266. Palindrome Permutation

The idea of this solution is pretty simple. We add all the letters to a map, and then if there is a extra letter that does not have a partner for the other end of the palindrome add it to the numberOfOnes counter, if the counter is greater than 1 we know that it is not a palindrome. We can explain this with some examples:

There are three main examples that are going to be shown:

  • input: "aabbccd", expected output: true, we can make a map m := ['a' : 2, 'b' : 2, 'c' : 2, 'd' : 1] if we iterate through m we can return true because numberOfOnes = 1. numberOfOnes = 1 because 'd' : 1. If you don’t understand why we return true see that we can swap the letters around to get "abcdcba".
  • input: "aabb", expected output: true, we can also make a map m := ['a' : 2, 'b' : 2]. When we iterate through m we get numberOfOnes = 0 so we retun true. When we swap around "aabb" we get "abba" which is a palindrome.
  • input: "aabbcd", expected output: false. We can make a map m := ['a' : 2, 'b' : 2, 'c' : 1, 'd' : 1]. When we iterate through m we can see that numberOfOnes = 2 and since numberOfOnes > 1 we return false.
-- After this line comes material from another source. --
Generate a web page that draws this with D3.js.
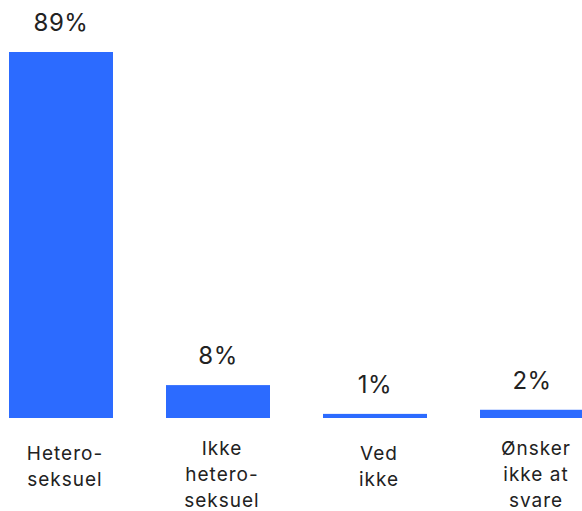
<!DOCTYPE html>
<html lang="da">
<head>
    <meta charset="UTF-8">
    <title>Seksuel orientering</title>
    <script src="https://d3js.org/d3.v7.min.js"></script>
    <style>
        body { margin: 0; background: #fff; }
        svg { display: block; font-family: Inter, "Noto Sans", sans-serif; }
        .bar { fill: #2c6bff; }
        .value-label { font-size: 24px; fill: #222; text-anchor: middle; letter-spacing: 0.5px; }
        .cat-label { font-size: 19px; fill: #222; text-anchor: middle; letter-spacing: 1px; }
    </style>
</head>
<body>
    <div id="chart"></div>

    <script>
        const categories = [
            ["Hetero-", "seksuel"],
            ["Ikke", "hetero-", "seksuel"],
            ["Ved", "ikke"],
            ["Ønsker", "ikke at", "svare"]
        ];
        const values = [89, 8, 1, 2];
        const valueLabels = ["89%", "8%", "1%", "2%"];

        const width = 582, height = 511;
        const baseY = 418;

        const svg = d3.select("#chart").append("svg")
            .attr("width", width)
            .attr("height", height);

        const xScale = d3.scaleBand()
            .domain(d3.range(values.length))
            .range([9, 584])
            .paddingInner(0.3376)
            .paddingOuter(0);

        const yScale = d3.scaleLinear()
            .domain([0, 89])
            .range([baseY, 52]);

        // bars
        svg.selectAll(".bar")
            .data(values)
            .enter().append("rect")
            .attr("class", "bar")
            .attr("x", (d, i) => xScale(i))
            .attr("y", d => yScale(d))
            .attr("width", xScale.bandwidth())
            .attr("height", d => baseY - yScale(d));

        // percent labels above bars
        svg.selectAll(".value-label")
            .data(values)
            .enter().append("text")
            .attr("class", "value-label")
            .attr("x", (d, i) => xScale(i) + xScale.bandwidth() / 2)
            .attr("y", d => yScale(d) - 21)
            .text((d, i) => valueLabels[i]);

        // category labels, one tspan per line
        const cat = svg.selectAll(".cat-label")
            .data(categories)
            .enter().append("text")
            .attr("class", "cat-label")
            .attr("x", (d, i) => xScale(i) + xScale.bandwidth() / 2 + 4)
            .attr("y", d => d.length === 3 ? 455 : 460);

        cat.each(function(lines) {
            const t = d3.select(this);
            const x = t.attr("x");
            lines.forEach((line, j) => {
                t.append("tspan")
                    .attr("x", x)
                    .attr("dy", j === 0 ? 0 : 26)
                    .text(line);
            });
        });
    </script>
</body>
</html>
We return false because however we swap around "aabbcd" we can never get a palindrome because there is an extra c andd.
func canPermutePalindrome(s string) bool {
    m := make(map[rune]int)
    numberOfOnes := 0
    for _, i := range s {
        m[i]++
    }

    for _, i := range m {
        numberOfOnes += i % 2
    }

    return numberOfOnes <= 1
}